Did Peter Green have thin legs? Well thin-ish, I think, but not amazingly so.  It’s hard to get a really good look.  


He sometimes kept them very well covered:


Was he much of a walker?  I’m not sure.  He did have a song titled Walkin’ the Road, but then every blues player has a song about walking

And then in the Times t’other week there was a profile of Rishi Sunak the current English Chancellor of the Exchequer and by some accounts our Prime Minister in waiting.

Is Rishi Sunak a walker?  Well apparently so. One paragraph in the Times read, ‘Another (student friend) remembers bumping into him on a Saturday at the sort of time most students were sleeping off hangovers.  He was walking around with a notepad. ‘I asked him what he was doing and he said, ‘My parents are coming tomorrow so I am devising a walk of interesting landmarks in the city.’'

A lad who prepares a walking tour for the aged parents is OK by me. 


Does Rishi Sunak have thin legs? If the photo below is anything to go by then yes, yes he does.  


Tuesday, August 4, 2020

GET CARTER




I’ve been looking at photographs of Howard Carter walking in the desert.  Carter was the discoverer (or I suppose rediscoverer), in 1922, of the tomb of Tutenkhamun.


I notice Carter’s walking stick in all the photographs, which might suggest he wasn’t a great walker, I don’t think it was just a style thing.  But chiefly I noticed that he seems wildly overdressed for doing anything in the desert - the three piece suit – definitely herringbone, possibly tweed and of course the high collar and the bow tie, and sometimes the handkerchief in the breast pocket.  

But maybe he only dressed up like this for a photo-op; these photographs look decidedly set up, and some of the other people in the photographs look overdressed too, especially the soldiers and the guy on the far right in the picture below who seems to be wearing jodhpurs.  The guys who are doing the heavy lifting inevitably look more appropriately dressed for the occasion.


Then I started thinking about the few pictures that have been taken of me walking, and sometimes posing, in the desert.  I look overdressed too.  The one below was taken somewhere near Death Valley (I think) and I honestly don’t remember what the temperature was like, but evidently not exactly blazing.

Geoff Nicholson

And this one was taken in the East Mojave desert in winter when I know it was absolutely freezing:


I can’t say I’ve ever tried to look very stylish or dressed up while walking in the desert, but then I’m no Howard Carter.




Friday, July 31, 2020

INFIDELS



This week, for one reason or another, I found myself walking in Frinton, part of the ‘Essex Riviera.’  It was sufficiently packed that we had to drive around for a very long time before we found a parking spot, though on a hot day in the August holidays was not in itself a big surprise.

The beach was busy, but people tended to be walking or seated or sunbathing at least a couple of meters apart.
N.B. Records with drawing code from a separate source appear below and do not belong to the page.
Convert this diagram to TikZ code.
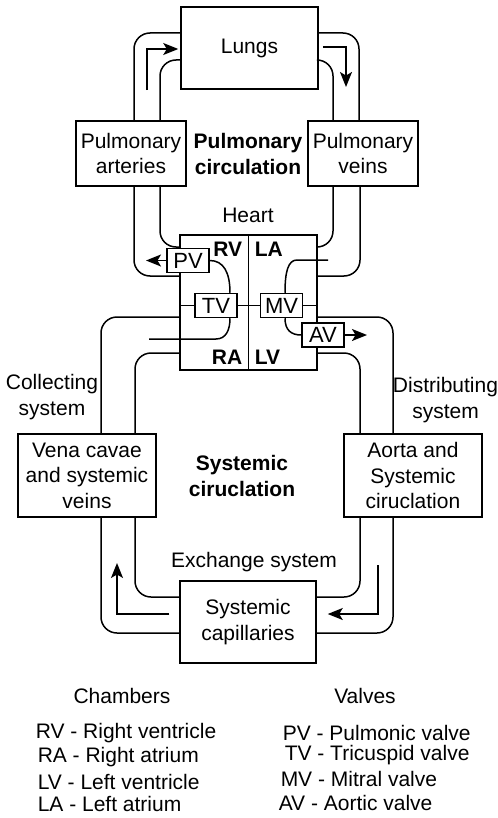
\documentclass[tikz,border=0pt]{standalone}
\usepackage{fontspec}
\setmainfont{Liberation Sans}
\usetikzlibrary{arrows.meta}

\begin{document}
\begin{tikzpicture}[x=1bp, y=-1bp, line width=1.5bp,
    font=\fontsize{21bp}{25.5bp}\selectfont,
    organ/.style={draw, align=center, inner sep=0pt},
    valve/.style={draw, fill=white, inner sep=0pt, minimum width=42bp, minimum height=24bp,
        font=\fontsize{22bp}{25.5bp}\selectfont},
    chamber/.style={font=\fontsize{21bp}{25.5bp}\selectfont\bfseries, inner sep=0pt},
    legend/.style={anchor=west, inner sep=0pt},
    tube/.style={rounded corners=16bp},
    flow/.style={-{Stealth[length=15bp, width=12bp, inset=3.5bp]}}]
    \useasboundingbox (0,0) rectangle (498,818);

    % Pulmonary side
    \node[organ, minimum width=137bp, minimum height=82bp] (lungs) at (249.5,48) {Lungs};
    \node[organ, minimum width=110bp, minimum height=65bp] (art) at (131,153.5) {Pulmonary\\arteries};
    \node[organ, minimum width=110bp, minimum height=65bp] (vein) at (363,153.5) {Pulmonary\\veins};
    \node[chamber, align=center] (pulm) at (248,154) {Pulmonary\\circulation};

    \draw[tube] (art.north -| 134,0) |- (lungs.west |- 0,33);
    \draw[tube] (art.north -| 160,0) |- (lungs.west |- 0,60);
    \draw[tube] (lungs.east |- 0,33) -| (vein.north -| 359,0);
    \draw[tube] (lungs.east |- 0,60) -| (vein.north -| 333,0);

    \coordinate (lungin) at (147,90);
    \coordinate (lungout) at (346,87);
    \draw[flow, shorten >=2bp] (lungin) |- (lungs.west |- 0,49);
    \draw[flow, shorten <=4bp] (lungs.east |- 0,47) -| (lungout);

    % Heart
    \node[draw, minimum width=137bp, minimum height=135bp] (heart) at (248.5,302.5) {};
    \node (heartlabel) at (248,215) {Heart};
    \draw (heart.north) -- (heart.south);
    \node[chamber, anchor=east] (rv) at (243,249) {RV};
    \node[chamber, anchor=west] (la) at (254,249) {LA};
    \node[chamber, anchor=east] (ra) at (243,357) {RA};
    \node[chamber, anchor=west] (lv) at (254,357) {LV};

    \node[valve] (pv) at (188,260.5) {PV};
    \node[valve] (tv) at (216,305.5) {TV};
    \node[valve] (mv) at (281.5,305.5) {MV};
    \node[valve] (av) at (323,335) {AV};

    \draw (heart.west |- tv) -- (tv.west);
    \draw (tv.east) -- (mv.west);
    \draw (mv.east) -- (heart.east |- mv);

    % Flow through the heart
    \coordinate (rain) at (149,339);
    \coordinate (lain) at (328,260);
    \coordinate (pvout) at (146,260.5);
    \coordinate (avout) at (367,335);
    \draw (pv.east) .. controls +(14,0) and +(0,-20) .. (tv.north -| 230,0);
    \draw (rain) -- (216,339) .. controls (226,339) and (230,330) .. (tv.south -| 230,0);
    \draw (lain) -- (297,260) .. controls (288,260) and (285,272) .. (mv.north -| 285,0);
    \draw (mv.south -| 285,0) .. controls (285,330) and (291,335) .. (av.west);
    \draw[flow] (pv.west) -- (pvout);
    \draw[flow] (av.east) -- (avout);

    \draw[tube] (art.south -| 160,0) |- (heart.west |- 0,247);
    \draw[tube] (art.south -| 134,0) |- (heart.west |- 0,276);
    \draw[tube] (vein.south -| 333,0) |- (heart.east |- 0,247);
    \draw[tube] (vein.south -| 360,0) |- (heart.east |- 0,276);

    % Systemic side
    \node[organ, minimum width=138bp, minimum height=83bp] (vena) at (87,475.5) {Vena cavae\\and systemic\\veins};
    \node[organ, minimum width=138bp, minimum height=83bp] (aorta) at (413,475.5) {Aorta and\\Systemic\\ciruclation};
    \node[organ, minimum width=136bp, minimum height=82bp] (cap) at (248,622) {Systemic\\capillaries};
    \node[align=center] (collect) at (52,397) {Collecting\\system};
    \node[align=center] (distrib) at (445.5,400) {Distributing\\system};
    \node[chamber, align=center] (syst) at (242,476) {Systemic\\ciruclation};
    \node (exch) at (254,562) {Exchange system};

    \draw[tube] (heart.west |- 0,317) -| (vena.north -| 101,0);
    \draw[tube] (heart.west |- 0,353) -| (vena.north -| 135,0);
    \draw[tube] (heart.east |- 0,317) -| (aorta.north -| 393,0);
    \draw[tube] (heart.east |- 0,353) -| (aorta.north -| 360,0);

    \draw[tube] (vena.south -| 135,0) |- (cap.west |- 0,597);
    \draw[tube] (vena.south -| 101,0) |- (cap.west |- 0,633);
    \draw[tube] (aorta.south -| 360,0) |- (cap.east |- 0,597);
    \draw[tube] (aorta.south -| 393,0) |- (cap.east |- 0,633);

    \coordinate (venain) at (117,563);
    \coordinate (capin) at (378,565);
    \draw[flow, shorten <=10bp] (cap.west |- 0,614) -| (venain);
    \draw[flow, shorten >=11bp] (capin) |- (cap.east |- 0,614);

    % Legend
    \node (chambers) at (122,696) {Chambers};
    \node (valves) at (365,696) {Valves};
    \node[legend] (lrv) at (35,733) {RV - Right ventricle};
    \node[legend] (lra) at (37,757) {RA - Right atrium};
    \node[legend] (llv) at (37,782) {LV - Left ventricle};
    \node[legend] (lla) at (37,804) {LA - Left atrium};
    \node[legend] (lpv) at (282,733) {PV - Pulmonic valve};
    \node[legend] (ltv) at (284,755) {TV - Tricuspid valve};
    \node[legend] (lmv) at (280,779) {MV - Mitral valve};
    \node[legend] (lav) at (278,803) {AV - Aortic valve};
\end{tikzpicture}
\end{document}
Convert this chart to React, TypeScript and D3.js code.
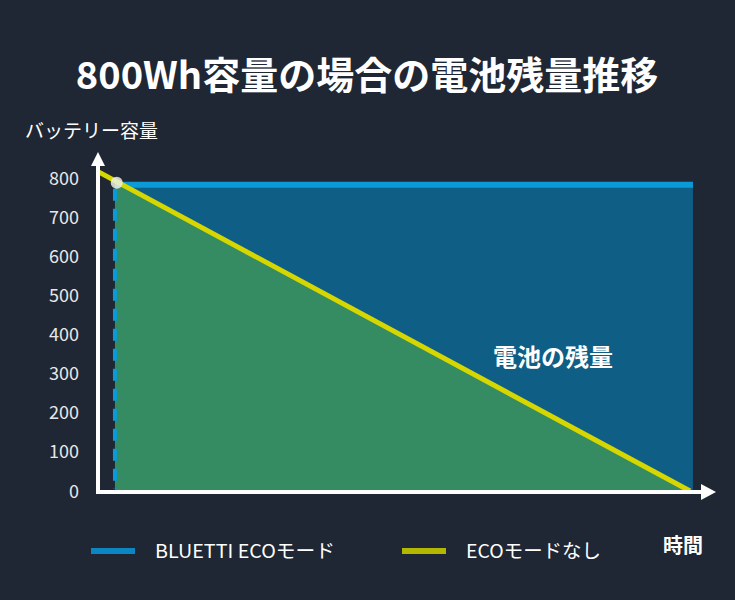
import React from "react";
import * as d3 from "d3";

const yTicks = [0, 100, 200, 300, 400, 500, 600, 700, 800];
const timeDomain = [0, 100];
const valueDomain = [0, 800];
const ecoSeries = [
  { t: 2.7, v: 783 },
  { t: 100.5, v: 783 },
];
const noEcoSeries = [
  { t: 0, v: 815 },
  { t: 100, v: 0 },
];
const markerPoint = { t: 3, v: 790 };
const legendItems = [
  { label: "BLUETTI ECOモード", color: "#0b86c2" },
  { label: "ECOモードなし", color: "#b4b700" },
];
const titleText = "800Wh容量の場合の電池残量推移";
const yAxisLabel = "バッテリー容量";
const xAxisLabel = "時間";
const areaLabel = "電池の残量";

const W = 735;
const H = 600;
const FONT = "'Noto Sans CJK JP', 'Noto Sans', sans-serif";

export default function App() {
  const x = d3.scaleLinear().domain(timeDomain).range([99, 690]);
  const y = d3.scaleLinear().domain(valueDomain).range([491, 178]);

  const ecoStart = ecoSeries[0];
  const ecoEnd = ecoSeries[ecoSeries.length - 1];
  const y0 = y(0);

  const lineVal = d3
    .scaleLinear()
    .domain(noEcoSeries.map((d) => d.t))
    .range(noEcoSeries.map((d) => d.v));

  const greenPts: [number, number][] = [
    [ecoStart.t, 0],
    [ecoStart.t, lineVal(ecoStart.t)],
    [noEcoSeries[1].t, noEcoSeries[1].v],
  ];
  const greenArea = d3
    .line<[number, number]>()
    .x((d) => x(d[0]))
    .y((d) => y(d[1]));

  const yellowLine = d3
    .line<{ t: number; v: number }>()
    .x((d) => x(d.t))
    .y((d) => y(d.v));

  const axisX = 98;

  return (
    <svg
      width={W}
      height={H}
      style={{ position: "absolute", left: 0, top: 0, background: "#1f2734" }}
    >
      <rect x={0} y={0} width={W} height={H} fill="#1f2734" />
      <text
        x={367}
        y={89}
        textAnchor="middle"
        fill="#ffffff"
        fontFamily={FONT}
        fontWeight={700}
        fontSize={38}
      >
        {titleText}
      </text>
      <text x={25} y={138} fill="#ffffff" fontFamily={FONT} fontSize={19}>
        {yAxisLabel}
      </text>

      <rect
        x={x(ecoStart.t)}
        y={y(ecoStart.v)}
        width={x(ecoEnd.t) - x(ecoStart.t)}
        height={y0 - y(ecoStart.v)}
        fill="#0f5e86"
      />
      <path d={greenArea(greenPts) + "Z"} fill="#358b62" />
      <line
        x1={x(ecoStart.t)}
        x2={x(ecoEnd.t)}
        y1={y(ecoStart.v)}
        y2={y(ecoStart.v)}
        stroke="#0a9ad8"
        strokeWidth={6}
      />
      <line
        x1={x(ecoStart.t)}
        x2={x(ecoStart.t)}
        y1={y(ecoStart.v) + 3}
        y2={y0 - 2}
        stroke="#0a9ad8"
        strokeWidth={4}
        strokeDasharray="12,8"
        strokeDashoffset={-1}
      />
      <path
        d={yellowLine(noEcoSeries) || ""}
        fill="none"
        stroke="#d6d600"
        strokeWidth={5}
      />
      <circle
        cx={x(markerPoint.t)}
        cy={y(lineVal(markerPoint.t)) + 1}
        r={6}
        fill="#eceee0"
        opacity={0.85}
      />

      <line x1={axisX} x2={axisX} y1={162} y2={494} stroke="#fff" strokeWidth={4} />
      <path d={`M${axisX - 7},166 L${axisX},152 L${axisX + 7},166 Z`} fill="#fff" />
      <line x1={96} x2={704} y1={492} y2={492} stroke="#fff" strokeWidth={4} />
      <path d="M701,484 L716,492 L701,500 Z" fill="#fff" />

      {yTicks.map((t) => (
        <text
          key={t}
          x={79}
          y={y(t) + 6.5}
          textAnchor="end"
          fill="#e8e8e8"
          fontFamily={FONT}
          fontSize={18}
        >
          {t}
        </text>
      ))}

      <text
        x={553}
        y={366}
        textAnchor="middle"
        fill="#ffffff"
        fontFamily={FONT}
        fontWeight={700}
        fontSize={24}
      >
        {areaLabel}
      </text>

      <text x={663} y={553} fill="#ffffff" fontFamily={FONT} fontWeight={700} fontSize={20}>
        {xAxisLabel}
      </text>

      {legendItems.map((item, i) => {
        const lx = i === 0 ? 91 : 402;
        const tw = i === 0 ? 180 : 135;
        return (
          <g key={item.label}>
            <line x1={lx} x2={lx + 44} y1={551} y2={551} stroke={item.color} strokeWidth={6} />
            <text
              x={lx + 64}
              y={558}
              fill="#ffffff"
              fontFamily={FONT}
              fontSize={19}
              textLength={tw}
              lengthAdjust="spacingAndGlyphs"
            >
              {item.label}
            </text>
          </g>
        );
      })}
    </svg>
  );
}
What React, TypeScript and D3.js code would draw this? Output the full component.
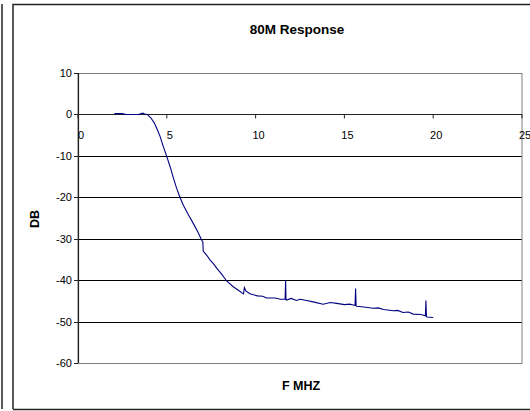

I didn’t feel at risk, but maybe I was naïve. I picked up a stone from the sand that looked at least somewhat like a skull.


Now, I don’t know much about religion but I do know that while I was at the seaside many believers were undertaking Haj, the Islamic pilgrimage to the Kabba in Mecca, a serious walking event, which I gather has been rather different this year than previously.

In past years it's looked like this:


Now apparently this year it looks like this:

 

The latter seems much actually pleasanter, though  I don’t suppose people go there because it’s pleasant.

Apparently stones, skull-shaped or otherwise, play a part in Haj.  As I understand it, I mean I read it in the paper, pilgrims usually pick up stones from the ground as they walk, which they then ‘symbolically’ hurl at the devil.  These are now being provided by the religious authorities, washed and sterilized, in ‘haj kits’ Mine was just washed by the sea. I do hope that’s enough.